UQ Business School PhD student examines environmental issues

27 May 2008
Research conducted by UQ Business School PhD candidate Sally Russell highlights the relationship between emotion and environmentally responsible behaviour in the workplace. Russell said she found that emotional responses to environmental issues were strong determinants of pro-environmental workplace practices. She said, "Personal values, as well as organisational values, influence whether the organisation is supportive of addressing environmental issues." She said her research departed from previous studies by directly examining the emotions leading to environmentally responsible behaviour rather than applying cognitive and behavioural theories. Russell conducted four extensive studies which explored the link between emotion and environmentally responsible behaviour and examined the role of specific emotions in driving behaviour and intentions. She said, "I measured green office behaviours and how individual and organisational values affected behaviour." "I found that positive emotions can enhance pro-environmental behaviour and negative emotions can impede it." "This actually went against the results of previous research." Russell said her third and fourth studies focused on the effect of discrete emotions, such as fear, hope, and sadness, in stimulating pro-environmental behaviour and intentions in two experimental studies.
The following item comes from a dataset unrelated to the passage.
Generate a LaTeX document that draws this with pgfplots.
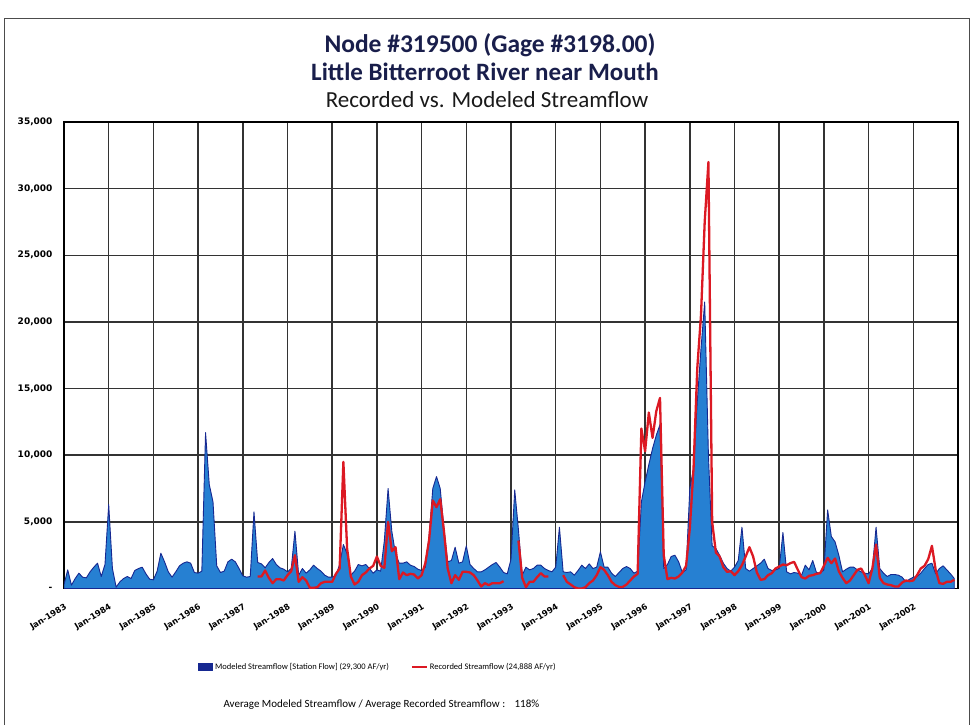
\documentclass[border=0pt]{standalone}
\usepackage{pgfplots}
\pgfplotsset{compat=1.18}
\usepackage{pgfplotstable}
\usepackage{fontspec}
\setmainfont{Carlito}
\newfontfamily\tickfont{DejaVu Sans}

\definecolor{areablue}{RGB}{38,128,210}
\definecolor{edgeblue}{RGB}{22,40,145}
\definecolor{recred}{RGB}{220,25,35}
\definecolor{titleblue}{RGB}{25,30,75}

% month index (0 = Jan-1983), modeled and recorded flow (AF)
\pgfplotstableread[row sep=\\]{
m mod rec \\
0 300 nan \\ 1 1400 nan \\ 2 250 nan \\ 3 750 nan \\ 4 1150 nan \\ 5 850 nan \\ 6 800 nan \\ 7 1250 nan \\ 8 1600 nan \\ 9 1900 nan \\ 10 900 nan \\ 11 1800 nan \\
12 6300 nan \\ 13 1500 nan \\ 14 100 nan \\ 15 500 nan \\ 16 750 nan \\ 17 900 nan \\ 18 750 nan \\ 19 1350 nan \\ 20 1500 nan \\ 21 1600 nan \\ 22 1100 nan \\ 23 700 nan \\
24 650 nan \\ 25 1300 nan \\ 26 2650 nan \\ 27 2000 nan \\ 28 1250 nan \\ 29 850 nan \\ 30 1250 nan \\ 31 1700 nan \\ 32 1900 nan \\ 33 2000 nan \\ 34 1900 nan \\ 35 1200 nan \\
36 1150 nan \\ 37 1300 nan \\ 38 11700 nan \\ 39 7800 nan \\ 40 6500 nan \\ 41 1700 nan \\ 42 1200 nan \\ 43 1300 nan \\ 44 2000 nan \\ 45 2200 nan \\ 46 2000 nan \\ 47 1500 nan \\
48 950 nan \\ 49 850 nan \\ 50 900 nan \\ 51 5750 nan \\ 52 1950 900 \\ 53 1850 900 \\ 54 1550 1350 \\ 55 1950 800 \\ 56 2250 400 \\ 57 1800 700 \\ 58 1550 700 \\ 59 1450 600 \\
60 1250 1000 \\ 61 1500 1300 \\ 62 4300 2500 \\ 63 1000 500 \\ 64 1500 850 \\ 65 1150 600 \\ 66 1400 50 \\ 67 1750 50 \\ 68 1500 100 \\ 69 1300 400 \\ 70 1000 500 \\ 71 850 500 \\
72 850 500 \\ 73 1000 1100 \\ 74 1800 1500 \\ 75 3300 9500 \\ 76 2600 3000 \\ 77 1000 900 \\ 78 1300 300 \\ 79 1800 500 \\ 80 1700 1000 \\ 81 1800 1200 \\ 82 1500 1500 \\ 83 1150 1700 \\
84 1400 2400 \\ 85 1300 1700 \\ 86 3600 1550 \\ 87 7500 5000 \\ 88 4300 2800 \\ 89 2600 3100 \\ 90 1900 700 \\ 91 1900 1200 \\ 92 2000 1000 \\ 93 1750 1100 \\ 94 1650 1050 \\ 95 1450 750 \\
96 1350 1000 \\ 97 1600 1900 \\ 98 3900 3600 \\ 99 7500 6600 \\ 100 8400 6100 \\ 101 7500 6700 \\ 102 4500 4300 \\ 103 2000 1500 \\ 104 2100 400 \\ 105 3100 1000 \\ 106 1900 650 \\ 107 2000 1250 \\
108 3200 1250 \\ 109 1800 1200 \\ 110 1500 1000 \\ 111 1250 600 \\ 112 1250 150 \\ 113 1400 400 \\ 114 1600 250 \\ 115 1800 400 \\ 116 1950 400 \\ 117 1600 400 \\ 118 1200 550 \\ 119 1100 nan \\
120 2200 nan \\ 121 7400 nan \\ 122 4400 3600 \\ 123 1000 800 \\ 124 1600 100 \\ 125 1400 500 \\ 126 1500 500 \\ 127 1750 850 \\ 128 1750 1150 \\ 129 1500 900 \\ 130 1350 900 \\ 131 1250 nan \\
132 1600 nan \\ 133 4600 nan \\ 134 1250 1000 \\ 135 1200 500 \\ 136 1250 300 \\ 137 1000 100 \\ 138 1350 0 \\ 139 1750 0 \\ 140 1500 100 \\ 141 1850 400 \\ 142 1500 600 \\ 143 1600 1000 \\
144 2750 1600 \\ 145 1600 1400 \\ 146 1600 1000 \\ 147 1150 500 \\ 148 900 250 \\ 149 1200 120 \\ 150 1500 120 \\ 151 1650 300 \\ 152 1500 600 \\ 153 1150 900 \\ 154 1300 1100 \\ 155 6500 12000 \\
156 8000 10300 \\ 157 9300 13200 \\ 158 10500 11300 \\ 159 11500 13300 \\ 160 12300 14300 \\ 161 1500 2500 \\ 162 1800 700 \\ 163 2400 800 \\ 164 2500 750 \\ 165 2000 900 \\ 166 1200 1200 \\ 167 1400 1700 \\
168 7500 4500 \\ 169 9000 9000 \\ 170 14000 16500 \\ 171 18000 20500 \\ 172 21500 27500 \\ 173 10000 32000 \\ 174 3200 5000 \\ 175 3000 2700 \\ 176 2500 2400 \\ 177 1900 1600 \\ 178 1500 1250 \\ 179 1300 1300 \\
180 1600 1000 \\ 181 2100 1300 \\ 182 4600 1750 \\ 183 1500 2400 \\ 184 1300 3100 \\ 185 1500 2400 \\ 186 1700 1200 \\ 187 1900 650 \\ 188 2200 700 \\ 189 1500 1000 \\ 190 1350 1150 \\ 191 1400 1500 \\
192 1500 1650 \\ 193 4200 1800 \\ 194 1250 1750 \\ 195 1100 1900 \\ 196 1200 2000 \\ 197 1150 1400 \\ 198 1000 850 \\ 199 1750 750 \\ 200 1400 950 \\ 201 2100 1000 \\ 202 1200 1100 \\ 203 1150 1150 \\
204 1400 1700 \\ 205 5900 2300 \\ 206 3900 1900 \\ 207 3500 2250 \\ 208 2500 1300 \\ 209 1250 800 \\ 210 1450 400 \\ 211 1600 600 \\ 212 1600 1000 \\ 213 1400 1400 \\ 214 1250 1500 \\ 215 1150 1000 \\
216 1100 400 \\ 217 1500 1500 \\ 218 4600 3300 \\ 219 1500 800 \\ 220 1150 400 \\ 221 900 300 \\ 222 1050 250 \\ 223 1050 150 \\ 224 1000 150 \\ 225 850 450 \\ 226 500 600 \\ 227 700 550 \\
228 850 600 \\ 229 900 1000 \\ 230 1150 1500 \\ 231 1500 1700 \\ 232 1800 2200 \\ 233 1900 3200 \\ 234 1100 1400 \\ 235 1500 400 \\ 236 1700 350 \\ 237 1400 500 \\ 238 1100 500 \\ 239 750 650 \\
}\flowdata

\begin{document}
\begin{tikzpicture}[x=1pt,y=1pt]
\useasboundingbox (0,0) rectangle (973,725);
\draw[black!70, line width=0.8pt] (4,0) -- (4,707) -- (969,707) -- (969,0);

\node[font=\fontsize{25.5}{28}\selectfont\bfseries, text=titleblue] at (490,680) {Node \#319500 (Gage \#3198.00)};
\node[font=\fontsize{25}{28}\selectfont\bfseries, text=titleblue] at (485,653) {Little Bitterroot River near Mouth};
\node[font=\fontsize{23}{26}\selectfont, text=black!90] at (487,625) {Recorded vs. Modeled Streamflow};

\begin{axis}[
    at={(64pt,136.5pt)}, anchor=south west,
    scale only axis, width=894pt, height=466.5pt,
    xmin=0, xmax=240, ymin=0, ymax=35000,
    xtick={0,12,...,240},
    xticklabels={Jan-1983,Jan-1984,Jan-1985,Jan-1986,Jan-1987,Jan-1988,Jan-1989,Jan-1990,Jan-1991,Jan-1992,Jan-1993,Jan-1994,Jan-1995,Jan-1996,Jan-1997,Jan-1998,Jan-1999,Jan-2000,Jan-2001,Jan-2002,{}},
    ytick={0,5000,...,35000},
    scaled y ticks=false,
    yticklabels={{-\hspace{12pt}},{5,000},{10,000},{15,000},{20,000},{25,000},{30,000},{35,000}},
    major tick length=0pt,
    grid=major,
    major grid style={black!80, line width=1.5pt},
    axis line style={black, line width=1.5pt},
    xticklabel style={font=\tickfont\bfseries\fontsize{8.3}{9}\selectfont, inner sep=1pt, xshift=3pt, yshift=-17pt, rotate=32, anchor=east},
    yticklabel style={font=\tickfont\bfseries\fontsize{9}{10}\selectfont, xshift=-8pt},
    unbounded coords=jump,
    legend columns=2,
    legend style={at={(0.150,-0.168)}, anchor=west, draw=none, fill=none,
        font=\fontsize{8.5}{10}\selectfont, inner sep=0pt,
        /tikz/every even column/.append style={column sep=20pt}},
    legend cell align=left,
]
\addplot[fill=areablue, draw=edgeblue, line width=0.9pt, line join=round,
    legend image code/.code={\fill[areablue] (0pt,-3.5pt) rectangle (14pt,3.5pt);
        \draw[edgeblue,line width=0.6pt] (0pt,-3.5pt) rectangle (14pt,3.5pt);}]
    table[x=m,y=mod]{\flowdata} \closedcycle;
\addlegendentry{Modeled Streamflow [Station Flow] (29,300 AF/yr)}
\addplot[recred, line width=2.3pt, line join=round,
    legend image code/.code={\draw[recred,line width=2pt] (0pt,0pt) -- (15pt,0pt);}]
    table[x=m,y=rec]{\flowdata};
\addlegendentry{Recorded Streamflow (24,888 AF/yr)}
\end{axis}

\node[anchor=west, font=\fontsize{11}{13}\selectfont] at (220,20)
    {Average Modeled Streamflow / Average Recorded Streamflow :\hspace{6pt} 118\%};
\end{tikzpicture}
\end{document}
She said, "I showed people news reports about climate change and its impact on business; each of the reports were framed in different emotions." "I found that anger and fear affected behaviour while sadness was the only emotion that did not have a significant effect on behaviour." Russell was inspired to conduct her research by a 2002 trip to the Great Barrier Reef, near her birthplace in the Whitsunday Islands. "I was talking to my mum about my experience there and listening to her memories ... when I realised that the Reef has been negatively affected." "That is what spurred my interest in environmental management." She said her research provided hope that organisations could improve environmental change programs. Russell is currently working on the South East Queensland Urban Water Security Research Alliance, a partnership between The University of Queensland, the Queensland State Government, the CSIRO, and Griffith University.